And use it to initialize our model.

onnx_model_5 = audonnx.Model(
    onnx_model_path,
    labels=['female', 'male'],
    transform=transform,
)
onnx_model_5
Input:
  feature:
    shape: [18, -1]
    dtype: tensor(float)
    transform: audonnx.core.function.Function(mfcc)
Output:
  gender:
    shape: [2]
    dtype: tensor(float)
    labels: [female, male]

Then we can save and load the model as before.

onnx_model_5.to_yaml(onnx_meta_path)
onnx_model_6 = audonnx.load(onnx_root)
onnx_model_6(signal, sampling_rate)
array([-32.218803,  47.5395  ], dtype=float32)

Multiple nodes

Define a model that takes as input the raw audio in addition to the features and provides two more output nodes - the output from the hidden layer and a confidence value.

class TorchModelMulti(torch.nn.Module):

    def __init__(
        self,
    ):

        super().__init__()

        self.hidden_left = torch.nn.Linear(1, 4)
        self.hidden_right = torch.nn.Linear(18, 4)
        self.out = torch.nn.ModuleDict(
            {
                'gender': torch.nn.Linear(8, 2),
                'confidence': torch.nn.Linear(8, 1),
            }
        )

    def forward(self, signal: torch.Tensor, feature: torch.Tensor):

        y_left = self.hidden_left(signal.mean(dim=-1))
        y_right = self.hidden_right(feature.mean(dim=-1))
        y_hidden = torch.cat([y_left, y_right], dim=-1)
        y_gender = self.out['gender'](y_hidden)
        y_confidence = self.out['confidence'](y_hidden)

        return (
            y_hidden.squeeze(),
            y_gender.squeeze(),
            y_confidence,
        )

Export the new model to ONNX format and load it. Note that we do not assign labels to all output nodes. In that case, they are automatically created from the name of the output node. And since the first node expects the raw audio signal, we do not set a transform for it.

onnx_multi_path = os.path.join(onnx_root, 'model.onnx')

torch.onnx.export(
    TorchModelMulti(),
    (
        torch.randn(signal.shape),
        torch.randn(y.shape[1:]),
    ),
    onnx_multi_path,
    input_names=['signal', 'feature'],
    output_names=['hidden', 'gender', 'confidence'],
    dynamic_axes={
        'signal': {1: 'time'},
        'feature': {1: 'time'},
    },
    opset_version=12,
)

onnx_model_7 = audonnx.Model(
    onnx_multi_path,
    labels={
        'gender': ['female', 'male']
    },
    transform={
        'feature': smile,
    },
)
onnx_model_7
Input:
  signal:
    shape: [1, -1]
    dtype: tensor(float)
    transform: None
  feature:
    shape: [18, -1]
    dtype: tensor(float)
    transform: opensmile.core.smile.Smile
Output:
  hidden:
    shape: [8]
    dtype: tensor(float)
    labels: [hidden-0, hidden-1, hidden-2, (...), hidden-5, hidden-6, hidden-7]
  gender:
    shape: [2]
    dtype: tensor(float)
    labels: [female, male]
  confidence:
    shape: [1]
    dtype: tensor(float)
    labels: [confidence]

By default, returns a dictionary with output for every node.

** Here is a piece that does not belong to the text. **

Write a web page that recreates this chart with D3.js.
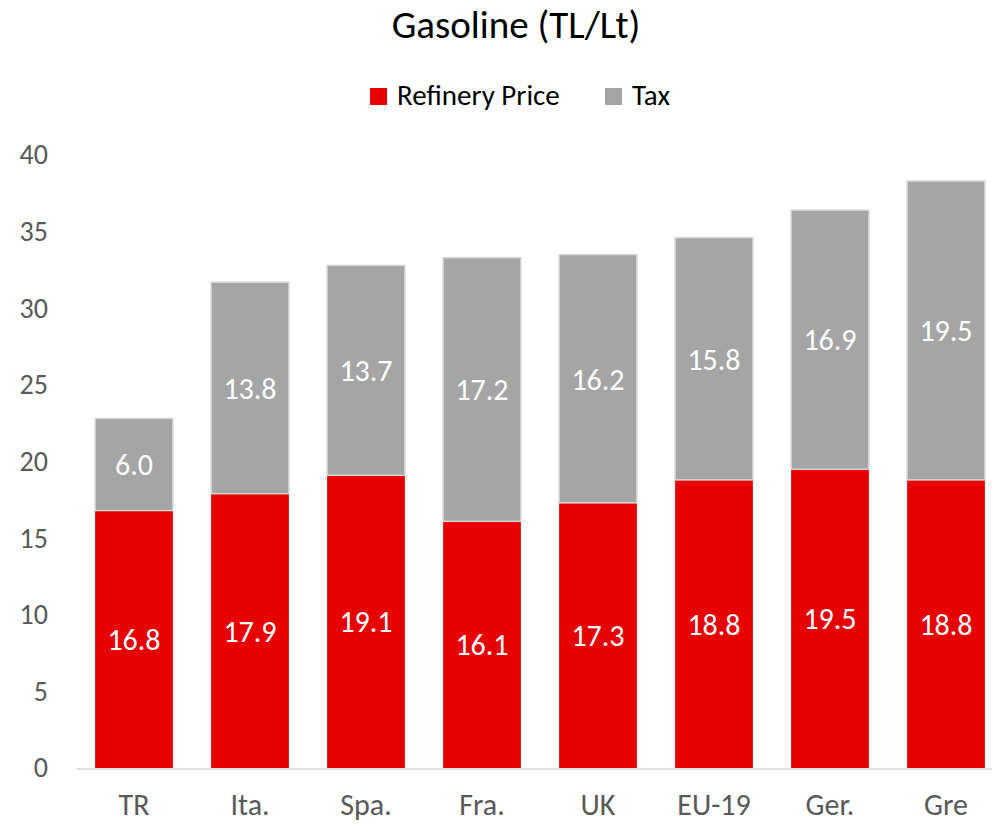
<!DOCTYPE html>
<html>
<head>
<meta charset="utf-8">
<script src="https://cdn.jsdelivr.net/npm/d3@7"></script>
<style>
  html, body { margin: 0; padding: 0; background: #fff; }
  svg { display: block; font-family: Carlito, "Open Sans", sans-serif; }
</style>
</head>
<body>
<svg id="chart" width="992" height="825"></svg>
<script>
// Gasoline price breakdown by country (TL per litre)
const categories = ["TR", "Ita.", "Spa.", "Fra.", "UK", "EU-19", "Ger.", "Gre"];
const refineryPrice = [16.8, 17.9, 19.1, 16.1, 17.3, 18.8, 19.5, 18.8];
const tax = [6.0, 13.8, 13.7, 17.2, 16.2, 15.8, 16.9, 19.5];
const yTicks = [0, 5, 10, 15, 20, 25, 30, 35, 40];
const seriesNames = ["Refinery Price", "Tax"];
const seriesColors = ["#E60000", "#A5A5A5"];

const FONT = "Carlito, 'Open Sans', sans-serif";
const svg = d3.select("#chart");

const x = d3.scaleBand()
  .domain(categories)
  .range([76, 1004])
  .paddingInner(0.33)
  .paddingOuter(0.165);

const y = d3.scaleLinear()
  .domain([0, 40])
  .range([768, 155]);

// Stack the two components
const rows = categories.map((c, i) => ({ cat: c, "Refinery Price": refineryPrice[i], "Tax": tax[i] }));
const stacked = d3.stack().keys(seriesNames)(rows);

// Title
svg.append("text")
  .attr("x", 516)
  .attr("y", 38)
  .attr("text-anchor", "middle")
  .attr("font-size", 39)
  .attr("fill", "#000")
  .text("Gasoline (TL/Lt)");

// Legend
const legend = svg.append("g");
const legendItems = [
  { name: seriesNames[0], color: seriesColors[0], x: 370 },
  { name: seriesNames[1], color: seriesColors[1], x: 605 }
];
legendItems.forEach(d => {
  legend.append("rect")
    .attr("x", d.x).attr("y", 88)
    .attr("width", 17).attr("height", 17)
    .attr("fill", d.color);
  legend.append("text")
    .attr("x", d.x + 27).attr("y", 105)
    .attr("font-size", 29)
    .attr("fill", "#000")
    .text(d.name);
});

// Y axis tick labels (no axis line)
const yAxis = d3.axisLeft(y).tickValues(yTicks).tickSize(0).tickPadding(0);
const yg = svg.append("g").attr("transform", "translate(48,0)").call(yAxis);
yg.select(".domain").remove();
yg.selectAll("text")
  .attr("font-size", 28)
  .attr("fill", "#595959")
  .attr("font-family", FONT);

// Bars
const layers = svg.append("g").selectAll("g")
  .data(stacked)
  .join("g")
  .attr("fill", (d, i) => seriesColors[i])
  .attr("stroke", (d, i) => i === 0 ? "none" : "#D4D4D4")
  .attr("stroke-width", 1.5);

layers.selectAll("rect")
  .data(d => d)
  .join("rect")
  .attr("x", d => x(d.data.cat))
  .attr("y", d => y(d[1]))
  .attr("width", x.bandwidth())
  .attr("height", d => y(d[0]) - y(d[1]));

// Value labels centred in each segment
const labels = svg.append("g");
stacked.forEach(layer => {
  labels.selectAll(null)
    .data(layer)
    .join("text")
    .attr("x", d => x(d.data.cat) + x.bandwidth() / 2)
    .attr("y", d => y((d[0] + d[1]) / 2))
    .attr("dy", "0.36em")
    .attr("text-anchor", "middle")
    .attr("font-size", 30)
    .attr("fill", "#fff")
    .text(d => (d[1] - d[0]).toFixed(1));
});

// X axis baseline and labels
const xAxis = d3.axisBottom(x).tickSize(0).tickPadding(26);
const xg = svg.append("g").attr("transform", "translate(0,768)").call(xAxis);
xg.select(".domain").remove();
svg.append("line")
  .attr("x1", 77).attr("x2", 992)
  .attr("y1", 769).attr("y2", 769)
  .attr("stroke", "#D9D9D9")
  .attr("stroke-width", 1.5);
xg.selectAll("text")
  .attr("font-size", 30)
  .attr("fill", "#595959")
  .attr("font-family", FONT);
</script>
</body>
</html>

onnx_model_7(signal, sampling_rate)
{'hidden': array([ 7.6027595e-02, -8.8102180e-01, -4.5986521e-01, -2.4757692e-01,
        -3.5762204e+02, -6.2052740e+02, -6.6322235e+02, -2.5100070e+02],
       dtype=float32),
 'gender': array([-85.367584, 330.33902 ], dtype=float32),
 'confidence': array([-17.792288], dtype=float32)}

To request a specific node use the outputs argument.

onnx_model_7(
    signal,
    sampling_rate,
    outputs='gender',
)
array([-85.367584, 330.33902 ], dtype=float32)

Or provide a list of names to request several outputs.

onnx_model_7(
    signal,
    sampling_rate,
    outputs=['gender', 'confidence'],
)
{'gender': array([-85.367584, 330.33902 ], dtype=float32),
 'confidence': array([-17.792288], dtype=float32)}

To concatenate the outputs to a single array, do:

onnx_model_7(
    signal,
    sampling_rate,
    outputs=['gender', 'confidence'],
    concat=True,
)
array([-85.367584, 330.33902 , -17.792288], dtype=float32)

Create interface and process a file.

outputs = ['gender', 'confidence']
interface = audinterface.Feature(
    feature_names=onnx_model_7.labels(outputs),
    process_func=onnx_model_7,
    process_func_args={
        'outputs': outputs,
        'concat': True,
    },
)
interface.process_file(file)
female male confidence
file start end
./docs/_static/test.wav 0 days 0 days 00:00:05.247687500 -85.367584 330.33902 -17.792288

Run on the GPU

To run a model on the GPU install onnxruntime-gpu. Note that the version has to fit the CUDA installation. We can get the information from this table.

Then select CUDA device when loading the model:

import os
import audonnx

model = audonnx.load(..., device='cuda:2')

With onnxruntime-gpu<1.8 it is not possible to directly specify an ID. In that case do:

os.environ['CUDA_VISIBLE_DEVICES'] = '2'
model = audonnx.load(..., device='cuda')